I ask him why he decided to release another mixtape.

“I feel like I’m still finding my sound. I’m still evolving as an artist. When I put out an album I want to be comfortable and say yeah this is me. But now I’m still travelling the world and getting influenced left and right, and that’s shaping me. So these mixtapes are just telling you the journey of the music.”

He’ll release the album when he feels it’s the right time, but definitely not next year or the year after, he says.

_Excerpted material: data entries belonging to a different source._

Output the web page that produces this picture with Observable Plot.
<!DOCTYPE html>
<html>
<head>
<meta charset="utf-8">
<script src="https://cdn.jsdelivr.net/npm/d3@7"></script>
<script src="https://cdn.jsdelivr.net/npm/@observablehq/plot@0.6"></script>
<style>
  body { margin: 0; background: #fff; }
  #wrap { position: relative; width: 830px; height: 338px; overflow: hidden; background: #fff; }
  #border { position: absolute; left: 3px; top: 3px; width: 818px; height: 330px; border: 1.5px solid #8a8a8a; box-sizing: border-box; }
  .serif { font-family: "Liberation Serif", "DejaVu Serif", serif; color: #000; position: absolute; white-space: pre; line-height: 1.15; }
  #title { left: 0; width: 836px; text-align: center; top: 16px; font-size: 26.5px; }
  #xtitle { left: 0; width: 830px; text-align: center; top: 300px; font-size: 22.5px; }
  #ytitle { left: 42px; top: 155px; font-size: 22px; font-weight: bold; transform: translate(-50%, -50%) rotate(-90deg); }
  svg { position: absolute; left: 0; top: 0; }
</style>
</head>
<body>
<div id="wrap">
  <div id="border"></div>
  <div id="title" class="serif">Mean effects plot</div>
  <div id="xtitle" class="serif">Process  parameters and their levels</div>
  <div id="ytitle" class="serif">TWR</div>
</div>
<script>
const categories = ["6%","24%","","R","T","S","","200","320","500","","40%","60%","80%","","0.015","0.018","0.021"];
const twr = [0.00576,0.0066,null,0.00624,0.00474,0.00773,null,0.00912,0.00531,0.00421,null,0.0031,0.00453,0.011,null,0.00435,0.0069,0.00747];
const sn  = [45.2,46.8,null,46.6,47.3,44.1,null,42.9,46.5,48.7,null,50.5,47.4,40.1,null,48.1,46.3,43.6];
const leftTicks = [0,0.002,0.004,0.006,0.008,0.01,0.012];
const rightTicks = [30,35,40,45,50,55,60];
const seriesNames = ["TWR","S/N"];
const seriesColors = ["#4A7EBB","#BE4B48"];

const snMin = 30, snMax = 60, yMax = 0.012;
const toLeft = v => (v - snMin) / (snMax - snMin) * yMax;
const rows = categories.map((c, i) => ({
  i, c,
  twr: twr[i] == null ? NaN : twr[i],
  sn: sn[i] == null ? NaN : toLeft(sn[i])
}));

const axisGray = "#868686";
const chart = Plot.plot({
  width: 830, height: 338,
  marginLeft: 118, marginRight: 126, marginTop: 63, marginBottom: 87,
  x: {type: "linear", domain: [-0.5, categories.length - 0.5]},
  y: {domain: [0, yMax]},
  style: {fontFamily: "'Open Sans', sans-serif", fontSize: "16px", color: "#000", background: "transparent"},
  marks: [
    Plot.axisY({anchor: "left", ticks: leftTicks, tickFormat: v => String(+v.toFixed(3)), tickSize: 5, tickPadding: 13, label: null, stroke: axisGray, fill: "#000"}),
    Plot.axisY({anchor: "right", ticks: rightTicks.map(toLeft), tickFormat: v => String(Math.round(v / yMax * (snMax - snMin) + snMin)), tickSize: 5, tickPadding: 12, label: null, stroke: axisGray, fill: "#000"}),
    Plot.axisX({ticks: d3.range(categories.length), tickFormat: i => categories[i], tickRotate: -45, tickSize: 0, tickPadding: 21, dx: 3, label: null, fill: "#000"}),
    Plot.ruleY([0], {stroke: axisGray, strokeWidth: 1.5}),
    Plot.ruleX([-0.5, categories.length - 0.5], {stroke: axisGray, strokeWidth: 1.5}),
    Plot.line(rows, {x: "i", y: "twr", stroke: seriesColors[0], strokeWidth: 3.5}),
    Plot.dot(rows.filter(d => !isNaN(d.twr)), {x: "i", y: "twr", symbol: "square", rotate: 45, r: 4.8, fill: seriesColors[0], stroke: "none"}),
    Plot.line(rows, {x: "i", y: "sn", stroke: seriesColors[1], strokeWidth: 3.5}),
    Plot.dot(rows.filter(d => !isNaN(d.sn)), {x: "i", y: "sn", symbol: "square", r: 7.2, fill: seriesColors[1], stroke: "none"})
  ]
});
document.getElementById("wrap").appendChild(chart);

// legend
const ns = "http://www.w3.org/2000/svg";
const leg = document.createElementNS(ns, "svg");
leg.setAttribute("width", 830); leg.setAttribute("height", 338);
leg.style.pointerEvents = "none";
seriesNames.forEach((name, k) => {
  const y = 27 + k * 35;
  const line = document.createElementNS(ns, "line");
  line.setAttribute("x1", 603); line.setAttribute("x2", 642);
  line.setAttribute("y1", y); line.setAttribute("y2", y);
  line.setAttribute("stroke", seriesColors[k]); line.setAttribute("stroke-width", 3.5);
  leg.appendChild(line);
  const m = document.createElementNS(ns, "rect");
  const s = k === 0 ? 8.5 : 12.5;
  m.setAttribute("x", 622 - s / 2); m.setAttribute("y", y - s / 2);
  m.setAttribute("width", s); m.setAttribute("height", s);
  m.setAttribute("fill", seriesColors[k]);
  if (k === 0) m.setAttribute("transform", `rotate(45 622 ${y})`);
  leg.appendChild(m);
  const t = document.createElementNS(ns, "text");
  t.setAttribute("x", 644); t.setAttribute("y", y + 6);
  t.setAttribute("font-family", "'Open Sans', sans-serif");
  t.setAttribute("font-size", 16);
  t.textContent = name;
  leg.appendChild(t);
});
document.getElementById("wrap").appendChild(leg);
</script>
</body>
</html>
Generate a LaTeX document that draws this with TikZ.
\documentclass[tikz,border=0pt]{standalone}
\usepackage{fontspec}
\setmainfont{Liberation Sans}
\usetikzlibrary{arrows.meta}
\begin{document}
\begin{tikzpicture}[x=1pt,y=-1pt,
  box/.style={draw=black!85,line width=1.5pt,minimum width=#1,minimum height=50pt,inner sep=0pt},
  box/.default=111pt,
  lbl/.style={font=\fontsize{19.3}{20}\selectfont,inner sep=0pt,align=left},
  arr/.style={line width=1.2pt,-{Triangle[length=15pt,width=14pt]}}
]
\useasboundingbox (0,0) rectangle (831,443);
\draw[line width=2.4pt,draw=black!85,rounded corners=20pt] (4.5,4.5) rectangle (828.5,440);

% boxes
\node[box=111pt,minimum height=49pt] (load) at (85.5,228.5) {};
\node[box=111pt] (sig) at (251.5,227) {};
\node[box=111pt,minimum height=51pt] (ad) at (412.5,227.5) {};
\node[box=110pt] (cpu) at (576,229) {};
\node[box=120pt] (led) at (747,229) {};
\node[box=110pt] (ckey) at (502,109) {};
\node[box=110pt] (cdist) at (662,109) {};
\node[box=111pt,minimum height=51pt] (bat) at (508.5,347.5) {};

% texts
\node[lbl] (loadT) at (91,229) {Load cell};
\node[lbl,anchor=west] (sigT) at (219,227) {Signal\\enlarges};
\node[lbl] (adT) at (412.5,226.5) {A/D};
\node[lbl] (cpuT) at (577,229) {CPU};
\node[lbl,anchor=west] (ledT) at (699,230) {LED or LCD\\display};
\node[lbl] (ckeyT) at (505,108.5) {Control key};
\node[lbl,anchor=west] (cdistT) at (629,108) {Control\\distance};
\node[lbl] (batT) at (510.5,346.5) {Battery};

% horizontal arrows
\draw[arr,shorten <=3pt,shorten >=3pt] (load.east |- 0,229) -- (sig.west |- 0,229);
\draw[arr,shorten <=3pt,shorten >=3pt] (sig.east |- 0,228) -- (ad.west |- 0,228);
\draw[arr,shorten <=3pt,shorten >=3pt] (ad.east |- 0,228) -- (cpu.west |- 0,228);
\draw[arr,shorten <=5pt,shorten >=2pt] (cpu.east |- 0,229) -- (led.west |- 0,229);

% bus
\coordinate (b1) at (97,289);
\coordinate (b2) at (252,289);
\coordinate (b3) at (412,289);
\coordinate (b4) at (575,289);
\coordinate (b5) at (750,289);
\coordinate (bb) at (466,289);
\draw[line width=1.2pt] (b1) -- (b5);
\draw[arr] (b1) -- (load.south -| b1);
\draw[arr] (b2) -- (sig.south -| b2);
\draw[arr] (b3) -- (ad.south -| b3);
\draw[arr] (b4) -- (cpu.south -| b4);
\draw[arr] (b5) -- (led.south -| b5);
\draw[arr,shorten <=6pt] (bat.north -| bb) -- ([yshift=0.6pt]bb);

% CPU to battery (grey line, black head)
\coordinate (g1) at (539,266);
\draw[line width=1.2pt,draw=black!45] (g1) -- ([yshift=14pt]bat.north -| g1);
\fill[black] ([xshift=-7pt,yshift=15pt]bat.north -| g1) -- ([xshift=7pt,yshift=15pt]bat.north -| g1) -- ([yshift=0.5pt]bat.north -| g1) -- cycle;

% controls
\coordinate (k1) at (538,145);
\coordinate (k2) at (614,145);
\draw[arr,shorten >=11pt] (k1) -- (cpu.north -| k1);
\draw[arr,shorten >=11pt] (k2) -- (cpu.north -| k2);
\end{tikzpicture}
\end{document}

For next year, he’s considering exploring the vibes of the Caribbean with a London to Kingston project. “I’m playing with the idea that shows the world to different sounds. Because I feel like everywhere has its identity. Like on this mixtape there’s a song called Open and Close, but in South Africa it’s a Gqom remake and it’s called Shasha Kushasha with Distruction Boys. So you see how the same song can exist in two different forms and bring two different energies.”

Mr Eazi’s fan-base is increasingly populated by non-Africans. His aim is to introduce them to our world of African music. Mr Eazi also credits his selection for Apple Music’s global Up Next campaign in July 2017 for advancing his career. The campaign, which saw him have billboards in the likes of London, New York and LA, featured in 116 markets around the world and saw him appear live on James Corden’s show. It's been onwards and upwards ever since.

I asked him about the unique, gorgeous YouTube visualisers he’s been putting out for his recent singles. “I think first off, I love cartoons. So I like to express that. And also, I noticed that a lot of my fans listen to the music on YouTube. So I want to put something there to entertain them. I did it for Leg Over, huge. I did it for Pour Me Water, huge response. And then I did it for London Town and decided that we might as well do it for all the songs on the tape.”

Lagos to London continues on his hugely successful formula of making music: short songs with catchy melodies coupled with simple, repetitive hooks.

In the space of around three years, Mr Eazi has gone from being a phone salesman in Accra, Ghana to being a world-renowned Nigerian superstar championing African music. Where the music will take him next, who knows. All we know for sure is wherever he decides to go next, African music will follow.